BEIJING — On Jan 9, China Meteorological Administration (CMA) published the China Greenhouse Gas Bulletin, which based on Chinese and Global observations of greenhouse gases in the atmosphere through 2013.
Since 1980s, CMA has put in place seven atmospheric background stations — Waliguan in Qinghai (WLG), Shangdianzi in Beijing (SDZ), Lin’an in Zhejiang (LAN), Longfengshan in Heilongjiang (LFS), Shangri-La in Yunnan (XGL), Jinsha in Hubei (JSA) and Akedala in Xinjiang (AKD), which represent a number of typical climatic, ecological and economic zones in China.
Greenhouse gases and related tracers have been observed by network stations in a standard and consistent routine in response to the Kyoto Protocol and the Montreal Protocols. The upper left figure shows the monthly CO2 mole fractions observed at the Waliguan station in Qinghai province, China and the Mauna Loa station in Hawaii, the United States of America. The upper right figure displays the atmospheric radiative forcing, relative to 1990, of LLGHGS at the Waliguan station (the CO2-equivalent amounts# reached to 483 ppm in 2013) and the Annual Greenhouse Gas Index (AGGI)## based on the approach used by the WMO greenhouse gas bulletin.
The World Meteorological Organization (WMO) Greenhouse Gas Bulletin (2013) No. 10 released by WMO on 6 November 2014 shows that globally averaged mole fractions in atmospheric carbon dioxide (CO2), methane (CH4) and nitrous oxide (N2O) continued to hit new highs in 2013, with CO2 at 396.0± 0.1 ppm, CH4 at 1824± 2 ppb and N2O at 325.9 ± 0.1 ppb. These values constitute 142 percent, 253 percent and 121 percent of preindustrial (before 1750) levels.
As analyzed from observational data at the Waliguan station in Qinghai through 2013, averaged mole fractions in atmospheric CO2, CH4 and N2O also hit new highs, registering 397.3±0.8 ppm for CO2, 1886±3 ppb for CH4 and 326.4±0.4 ppb for N2O. As a record high since the observation was started in 1990, they are roughly equivalent to the averaged mole fractions in the northern mid-latitudes, but are slightly higher than the global averages in all these components (396.0±0.1 ppm, 1824±2 ppb and 325.9±0.1 ppb) over the same period. Global mole fractions in atmospheric CO2, CH4 and N2O increased by 2.9 ppm, 6 ppb and 0.8 ppb in absolute terms, from 2012to 2013, while those at Waliguan by 2.5 ppm, 8 ppb and 0.8 ppb. Global annual averages in atmospheric CO2, CH4 and N2O over the past 10 years increased by 2.07 ppm, 3.8 ppb and 0.82 ppb in absolute terms, while those at Waliguan 2.15 ppm, 5.1 ppb and 0.81 ppb.

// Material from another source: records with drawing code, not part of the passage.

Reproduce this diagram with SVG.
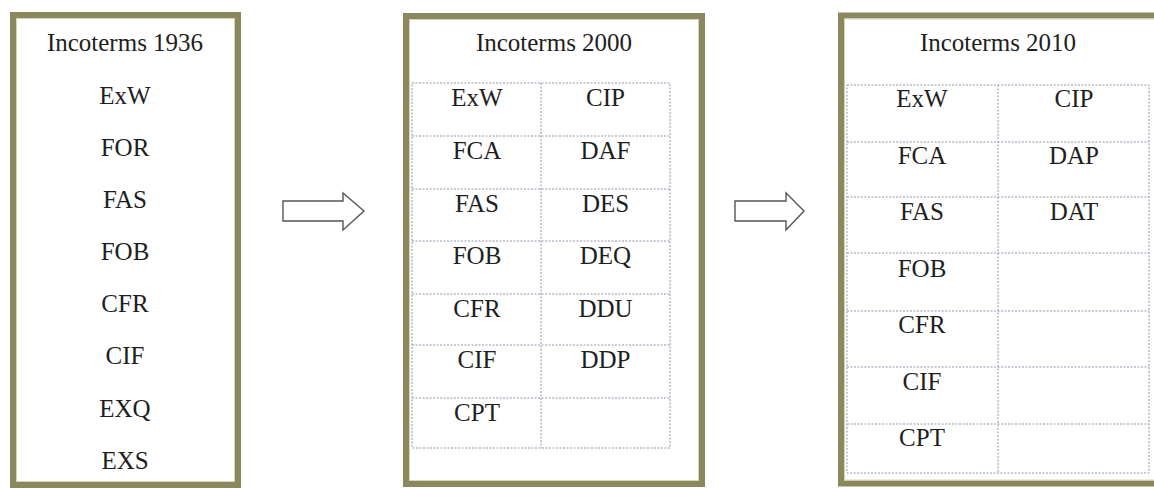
<svg xmlns="http://www.w3.org/2000/svg" width="1154" height="488" viewBox="0 0 1154 488">
  <style>
    .frame { fill: #ffffff; stroke: #8b875f; stroke-width: 6; }
    .frame-in { fill: none; stroke: #d8d4b4; stroke-width: 1; }
    .grid { fill: none; stroke: #8d97ad; stroke-width: 1; stroke-dasharray: 2 1.5; }
    .t { font-family: "Liberation Serif", "Times New Roman", serif; font-size: 25px; fill: #1e1e1e; text-anchor: middle; }
    .arrow { fill: #ffffff; stroke: #555555; stroke-width: 1.4; stroke-linejoin: miter; }
  </style>
  <rect x="0" y="0" width="1154" height="488" fill="#ffffff"/>

  <g id="box-1936">
    <rect class="frame" x="13" y="15" width="225" height="470"/>
    <rect class="frame-in" x="16.5" y="18.5" width="218" height="463"/>
    <text class="t" x="125" y="51">Incoterms 1936</text>
    <text class="t" x="125" y="103.5">ExW</text>
    <text class="t" x="125" y="155.5">FOR</text>
    <text class="t" x="125" y="207.5">FAS</text>
    <text class="t" x="125" y="259.5">FOB</text>
    <text class="t" x="125" y="311.5">CFR</text>
    <text class="t" x="125" y="363.5">CIF</text>
    <text class="t" x="125" y="416.5">EXQ</text>
    <text class="t" x="125" y="468.5">EXS</text>
  </g>

  <g id="box-2000">
    <rect class="frame" x="406" y="16" width="296" height="468"/>
    <rect class="frame-in" x="409.5" y="19.5" width="289" height="461"/>
    <text class="t" x="554" y="51">Incoterms 2000</text>
    <g class="grid">
      <rect x="412" y="83" width="258" height="365"/>
      <line x1="541" y1="83" x2="541" y2="448"/>
      <line x1="412" y1="136" x2="670" y2="136"/>
      <line x1="412" y1="189" x2="670" y2="189"/>
      <line x1="412" y1="241" x2="670" y2="241"/>
      <line x1="412" y1="294" x2="670" y2="294"/>
      <line x1="412" y1="345" x2="670" y2="345"/>
      <line x1="412" y1="398" x2="670" y2="398"/>
    </g>
    <text class="t" x="477" y="106">ExW</text>
    <text class="t" x="605.5" y="106">CIP</text>
    <text class="t" x="477" y="158.5">FCA</text>
    <text class="t" x="605.5" y="158.5">DAF</text>
    <text class="t" x="477" y="211.5">FAS</text>
    <text class="t" x="605.5" y="211.5">DES</text>
    <text class="t" x="477" y="263.5">FOB</text>
    <text class="t" x="605.5" y="263.5">DEQ</text>
    <text class="t" x="477" y="316.5">CFR</text>
    <text class="t" x="605.5" y="316.5">DDU</text>
    <text class="t" x="477" y="368">CIF</text>
    <text class="t" x="605.5" y="368">DDP</text>
    <text class="t" x="477" y="420.5">CPT</text>
  </g>

  <g id="box-2010">
    <rect class="frame" x="841" y="15.5" width="322" height="468"/>
    <rect class="frame-in" x="844.5" y="19" width="320" height="461"/>
    <text class="t" x="998" y="51">Incoterms 2010</text>
    <g class="grid">
      <rect x="847" y="85" width="302" height="388"/>
      <line x1="998" y1="85" x2="998" y2="473"/>
      <line x1="847" y1="142" x2="1149" y2="142"/>
      <line x1="847" y1="197" x2="1149" y2="197"/>
      <line x1="847" y1="253" x2="1149" y2="253"/>
      <line x1="847" y1="311" x2="1149" y2="311"/>
      <line x1="847" y1="367" x2="1149" y2="367"/>
      <line x1="847" y1="424" x2="1149" y2="424"/>
    </g>
    <text class="t" x="922" y="106.5">ExW</text>
    <text class="t" x="1074" y="106.5">CIP</text>
    <text class="t" x="922" y="164">FCA</text>
    <text class="t" x="1074" y="164">DAP</text>
    <text class="t" x="922" y="220">FAS</text>
    <text class="t" x="1074" y="220">DAT</text>
    <text class="t" x="922" y="277">FOB</text>
    <text class="t" x="922" y="333">CFR</text>
    <text class="t" x="922" y="390">CIF</text>
    <text class="t" x="922" y="446">CPT</text>
  </g>

  <g id="connectors">
    <path class="arrow" d="M283,201 H343 V193 L364,211 L343,230 V221 H283 Z"/>
    <path class="arrow" d="M735,201 H786 V193 L804,211 L786,230 V221 H735 Z"/>
  </g>
</svg>
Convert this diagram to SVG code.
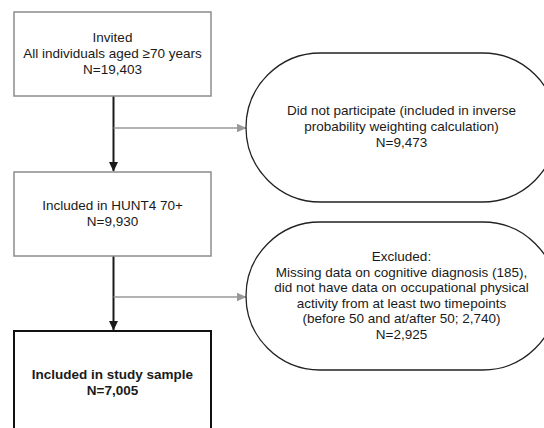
<svg xmlns="http://www.w3.org/2000/svg" width="544" height="428" viewBox="0 0 544 428">
<style>
text{font-family:"Liberation Sans",Arial,sans-serif;font-size:13.5px;fill:#1a1a1a;text-anchor:middle}
.b{font-weight:bold}
.box{fill:#fff;stroke:#8c8c8c;stroke-width:1.5}
.main{fill:#fff;stroke:#111;stroke-width:2}
.oval{fill:#fff;stroke:#222;stroke-width:1.3}
.down{stroke:#1a1a1a;stroke-width:2;fill:none}
.side{stroke:#999;stroke-width:1.6;fill:none}
</style>
<defs>
<marker id="ab" markerWidth="10" markerHeight="10" refX="9" refY="5" orient="auto" markerUnits="userSpaceOnUse" viewBox="0 0 10 10"><path d="M0,0.5 L9.5,5 L0,9.5 Z" fill="#1a1a1a"/></marker>
<marker id="ag" markerWidth="10" markerHeight="10" refX="9.5" refY="5" orient="auto" markerUnits="userSpaceOnUse" viewBox="0 0 10 10"><path d="M0,0.5 L10,5 L0,9.5 Z" fill="#999"/></marker>
</defs>
<rect width="544" height="428" fill="#fff"/>
<g id="connectors">
<line class="down" x1="113.5" y1="96" x2="113.5" y2="171" marker-end="url(#ab)"/>
<line class="side" x1="113.5" y1="128" x2="246" y2="128" marker-end="url(#ag)"/>
<line class="down" x1="113.5" y1="256" x2="113.5" y2="330" marker-end="url(#ab)"/>
<line class="side" x1="113.5" y1="297" x2="246" y2="297" marker-end="url(#ag)"/>
</g>
<g id="invited">
<rect class="box" x="14" y="12" width="197" height="84"/>
<text x="112.5" y="42">Invited</text>
<text x="112.5" y="58">All individuals aged ≥70 years</text>
<text x="112.5" y="74">N=19,403</text>
</g>
<g id="notparticipate">
<rect class="oval" x="246" y="53" width="311" height="149" rx="74.5" ry="74.5"/>
<text x="401.5" y="115">Did not participate (included in inverse</text>
<text x="401.5" y="131">probability weighting calculation)</text>
<text x="401.5" y="147">N=9,473</text>
</g>
<g id="hunt4">
<rect class="box" x="14" y="172" width="197" height="84"/>
<text x="112.5" y="210">Included in HUNT4 70+</text>
<text x="112.5" y="226">N=9,930</text>
</g>
<g id="excluded">
<rect class="oval" x="246" y="222" width="311" height="148" rx="74" ry="74"/>
<text x="401.5" y="261">Excluded:</text>
<text x="401.5" y="276.5">Missing data on cognitive diagnosis (185),</text>
<text x="401.5" y="292">did not have data on occupational physical</text>
<text x="401.5" y="307.5">activity from at least two timepoints</text>
<text x="401.5" y="323">(before 50 and at/after 50; 2,740)</text>
<text x="401.5" y="338.5">N=2,925</text>
</g>
<g id="studysample">
<rect class="main" x="14" y="331" width="197" height="120"/>
<text class="b" x="112.5" y="379">Included in study sample</text>
<text class="b" x="112.5" y="395">N=7,005</text>
</g>
</svg>
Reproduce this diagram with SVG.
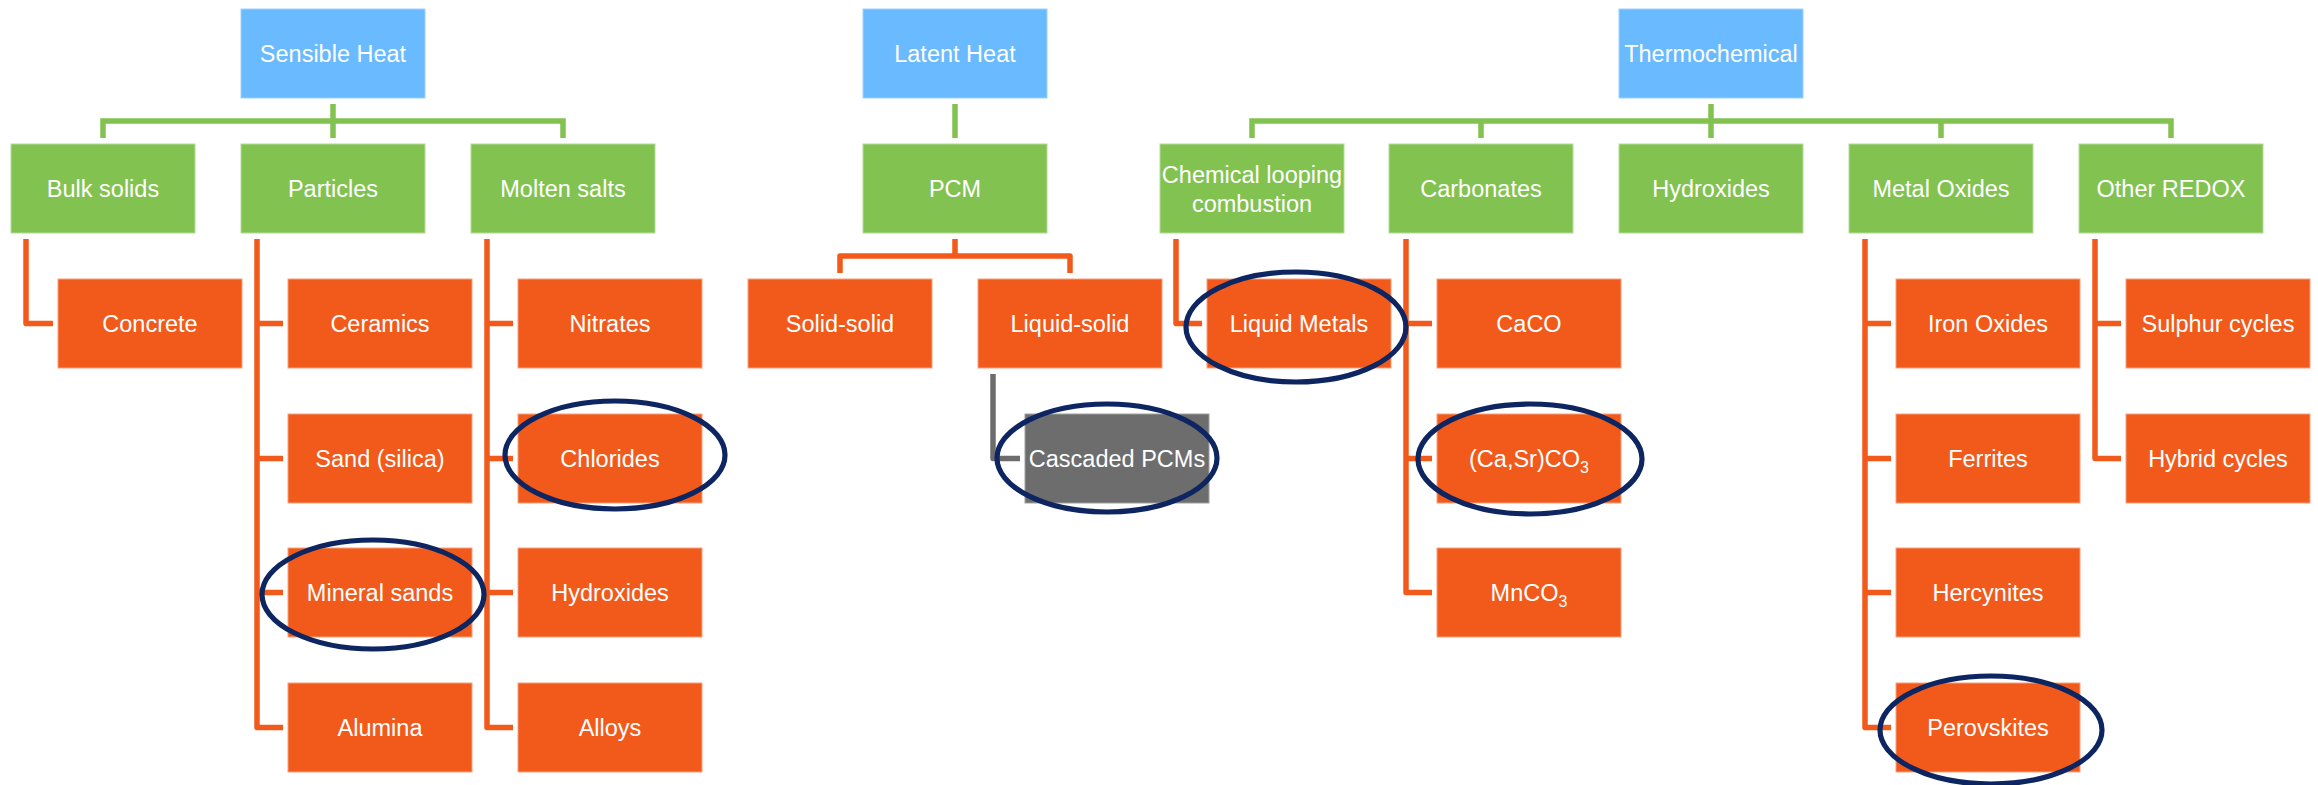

In 2013, valid monthly atmospheric CO2, CH4 and N2O mole fractions at the 6 regional stations (Shangdianzi in Beijing, Lin’an in Zhejiang, Longfengshan in Heilongjiang, Shangri — La in Yunnan, Jinsha in Hubei and Akedala in Xinjiang) are mostly higher than those in 2012 and all higher than the observations made at Waliguan over the same period. The annually averaged mole fractions in atmosphere at the Shangdianzi, Lin’an and Longfengshan station were 401.9±3.0ppm, 409.9±4.0ppm, and 402.4±3.0ppm for CO2, 1911±6 ppb, 1971±18 ppb, and 1960±6 ppb for CH4, respectively. The annually averaged N2O mole fraction at Shangdianzi station is 326.8±0.6 ppb.
The atmospheric SF6 mole fractions observed at Waliguan and Shangdianzi reached to 8.10 ±0.12 ppt and 8.12 ±0.10 ppt in 2013, — the highest ever records since the observation was launched at the two sites.